Marcelo Figueras
Vaya a saber uno cómo fue el bar El Cairo en su hora de gloria. Ahora está refaccionado a nuevo, en la misma esquina de Sarmiento y Santa Fe, a metros del cine El Cairo y por ende en pleno centro de Rosario. Pero mentiría si dijese que a pesar de su modernidad no me emocionó estar allí, acodado sobre una mesa y haciendo lo inevitable: esto es, escribiendo. Supe de El Cairo por Fontanarrosa, pero si no me equivoco la primera vez que oí de él fue por culpa de la escritora rosarina Angélica Gorodischer. Creo que uno de los personajes más entrañables de Angélica, el viajante de comercio intergaláctico Trafalgar Medrano, recalaba allí cada vez que paraba en Rosario, en merecido descanso de sus travesías interestelares. Bebiendo el café negro de rigor, me pregunté mientras miraba para todas partes –me faltaba el cartel de turista colgando del cuello- cuál será la razón por la que me gustan los bares “de escritores”.
En Venecia no resistí la tentación de beber algo en el Caffe Florian, que da a la piazza San Marco, a conciencia de que Charles Dickens disfrutó del lugar durante su estadía. Sentarse a una de sus mesas es igual a viajar en la máquina del tiempo. También quise disfrutar de un martini en el Harry’s Bar, pero di vueltas en vano y no lo encontré, lo cual sintetiza la relación que tengo con la literatura de su cliente más legendario, el siempre excesivo Ernest Hemingway.
En Madrid me gusta el Café Gijón, que está lleno de historia y donde alguna vez bebí algo con Rafael Azcona, José Luis Cuerda y Juan Cruz. Pero frecuento más el café del Círculo de Bellas Artes. Siento debilidad por sus ventanales con vista a la Gran Vía, por sus estatuas, por su aire que es digno sin pecar de majestuoso. Cuando estoy allí me dan ganas de escribir. Lo hice muchas veces, sacar mi libreta Moleskine en reverencia ante los maestros y ponerme a garabatear sin más, con la excusa que fuere. Está claro que ahora uno puede ir a un bar con su laptop y darle al teclado como en casa, pero aunque práctico, les juro que no es lo mismo.

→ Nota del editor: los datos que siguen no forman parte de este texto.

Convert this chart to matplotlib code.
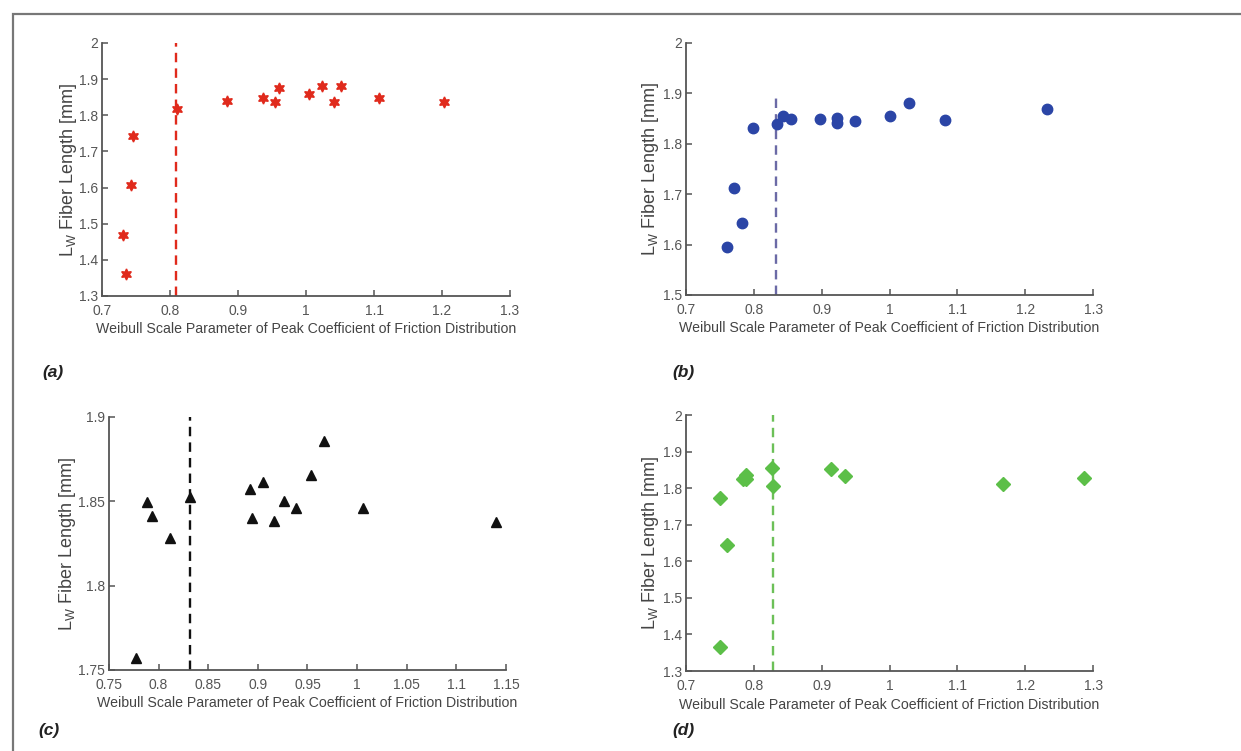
import matplotlib
matplotlib.use("Agg")
import matplotlib.pyplot as plt
from matplotlib.patches import Rectangle

plt.rcParams['font.family'] = ['Liberation Sans', 'DejaVu Sans']
plt.rcParams['mathtext.default'] = 'regular'

# (a) red hexagrams
a_x = [0.731, 0.736, 0.742, 0.746, 0.810, 0.884, 0.937, 0.955, 0.960, 1.005,
       1.023, 1.041, 1.051, 1.108, 1.203]
a_y = [1.470, 1.361, 1.607, 1.743, 1.816, 1.839, 1.847, 1.838, 1.876, 1.859,
       1.880, 1.837, 1.881, 1.848, 1.836]
a_thr = 0.809

# (b) blue circles
b_x = [0.761, 0.770, 0.783, 0.799, 0.834, 0.843, 0.854, 0.897, 0.923, 0.923,
       0.949, 1.001, 1.029, 1.082, 1.232]
b_y = [1.595, 1.712, 1.643, 1.832, 1.839, 1.855, 1.850, 1.850, 1.852, 1.842,
       1.846, 1.856, 1.880, 1.848, 1.868]
b_thr = 0.833

# (c) black triangles
c_x = [0.777, 0.788, 0.793, 0.812, 0.832, 0.892, 0.894, 0.905, 0.916, 0.926,
       0.938, 0.954, 0.967, 1.006, 1.140]
c_y = [1.757, 1.8495, 1.841, 1.828, 1.8526, 1.857, 1.840, 1.8614, 1.8385, 1.850,
       1.8462, 1.8654, 1.8856, 1.8462, 1.8377]
c_thr = 0.8315

# (d) green diamonds
d_x = [0.7496, 0.7496, 0.760, 0.784, 0.788, 0.789, 0.827, 0.8286, 0.9135, 0.9347,
       1.167, 1.2866]
d_y = [1.367, 1.772, 1.645, 1.826, 1.836, 1.825, 1.855, 1.807, 1.852, 1.834,
       1.812, 1.828]
d_thr = 0.8286

xlabel = "Weibull Scale Parameter of Peak Coefficient of Friction Distribution"
ylabel = r"$L_W$ Fiber Length [mm]"

fig = plt.figure(figsize=(12.41, 7.51), dpi=100)

# outer frame
fig.patches.append(Rectangle((13 / 1241, -0.01), 1.05, 1 - 14 / 751 + 0.01,
                             transform=fig.transFigure, fill=False,
                             edgecolor='#777777', linewidth=1.6))

panels = [
    dict(rect=[0.0822, 0.6059, 0.3288, 0.3369], x=a_x, y=a_y, thr=a_thr,
         thr_span=(1.3, 2.0), xlim=(0.7, 1.3), ylim=(1.3, 2.0),
         xticks=[0.7, 0.8, 0.9, 1.0, 1.1, 1.2, 1.3],
         yticks=[1.3, 1.4, 1.5, 1.6, 1.7, 1.8, 1.9, 2.0],
         marker=(6, 1, 0), ms=8, color='#e02a1c', lcolor='#e02a1c',
         ylabpad=0, tag='(a)', tagpos=(42 / 1241, 1 - 372 / 751)),
    dict(rect=[0.5528, 0.6072, 0.3280, 0.3356], x=b_x, y=b_y, thr=b_thr,
         thr_span=(1.5, 1.9), xlim=(0.7, 1.3), ylim=(1.5, 2.0),
         xticks=[0.7, 0.8, 0.9, 1.0, 1.1, 1.2, 1.3],
         yticks=[1.5, 1.6, 1.7, 1.8, 1.9, 2.0],
         marker='o', ms=7.5, color='#2b45a6', lcolor='#6b6aa6',
         ylabpad=1, tag='(b)', tagpos=(672 / 1241, 1 - 372 / 751)),
    dict(rect=[0.0878, 0.1079, 0.3199, 0.3369], x=c_x, y=c_y, thr=c_thr,
         thr_span=(1.75, 1.9), xlim=(0.75, 1.15), ylim=(1.75, 1.9),
         xticks=[0.75, 0.8, 0.85, 0.9, 0.95, 1.0, 1.05, 1.1, 1.15],
         yticks=[1.75, 1.8, 1.85, 1.9],
         marker='^', ms=7.5, color='#111111', lcolor='#111111',
         ylabpad=0, tag='(c)', tagpos=(38 / 1241, 1 - 730 / 751)),
    dict(rect=[0.5528, 0.1065, 0.3280, 0.3409], x=d_x, y=d_y, thr=d_thr,
         thr_span=(1.3, 2.0), xlim=(0.7, 1.3), ylim=(1.3, 2.0),
         xticks=[0.7, 0.8, 0.9, 1.0, 1.1, 1.2, 1.3],
         yticks=[1.3, 1.4, 1.5, 1.6, 1.7, 1.8, 1.9, 2.0],
         marker='D', ms=6.8, color='#5cbf48', lcolor='#6cc058',
         ylabpad=1, tag='(d)', tagpos=(672 / 1241, 1 - 730 / 751)),
]


def fmt(v):
    return f"{v:.2f}".rstrip('0').rstrip('.')


for p in panels:
    ax = fig.add_axes(p['rect'])
    ax.vlines(p['thr'], p['thr_span'][0], p['thr_span'][1], colors=p['lcolor'],
              linestyles=(0, (4, 2.6)), linewidth=1.7, zorder=2)
    ax.plot(p['x'], p['y'], linestyle='none', marker=p['marker'], ms=p['ms'],
            color=p['color'], markeredgecolor=p['color'], zorder=3,
            clip_on=False)
    ax.set_xlim(*p['xlim'])
    ax.set_ylim(*p['ylim'])
    ax.set_xticks(p['xticks'])
    ax.set_yticks(p['yticks'])
    ax.set_xticklabels([fmt(v) for v in p['xticks']])
    ax.set_yticklabels([fmt(v) for v in p['yticks']])
    for s in ('top', 'right'):
        ax.spines[s].set_visible(False)
    for s in ('left', 'bottom'):
        ax.spines[s].set_color('#555555')
        ax.spines[s].set_linewidth(1.3)
    ax.tick_params(direction='in', length=4, width=1.1, color='#555555',
                   labelcolor='#555555', labelsize=10)
    ax.tick_params(axis='x', pad=6)
    ax.tick_params(axis='y', pad=3)
    ax.set_xlabel(xlabel, fontsize=10.2, color='#444444', labelpad=3)
    ax.set_ylabel(ylabel, fontsize=13, color='#444444', labelpad=p['ylabpad'])
    ax.patch.set_alpha(0)
    fig.text(p['tagpos'][0], p['tagpos'][1], p['tag'], fontsize=12.5,
             fontweight='bold', fontstyle='italic', color='#222222',
             ha='left', va='center')

fig.savefig('out.png', dpi=100)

Lo disparatado es que no tenga un bar favorito en Buenos Aires. Son las cosas que pasan en el sitio donde uno juega de local. El Café Tortoni posee su gracia, por cierto, pero es demasiado ruidoso y suele estar lleno de turistas, que me molestan del mismo modo en que yo molesto a los clientes del Círculo. (Esto se llama justicia poética.) Quizás se deba al hecho de que en mi ciudad tengo un refugio claro para escribir: mi propia casa, que es como el barco en que navego a diario; donde estoy a gusto, donde nadie me perturba. Cuando uno se vuelve extranjero, la casa que ocupamos fugazmente, o la habitación del hotel, no logra convertirse nunca en un hogar. Para eso están los bares. Allí me siento cómodo, allí me entran ganas de escribir, en la esperanza de que su aire conserve alguno de los átomos que los grandes exhalaron durante su paso y así pueda participar, aunque más no sea de forma vicaria, de un genio del que carezco.
Al menos ahora cuento con El Cairo, que no me queda tan lejos. La frase suena bien, parafraseando a los amantes de Casablanca: “Siempre tendremos El Cairo”.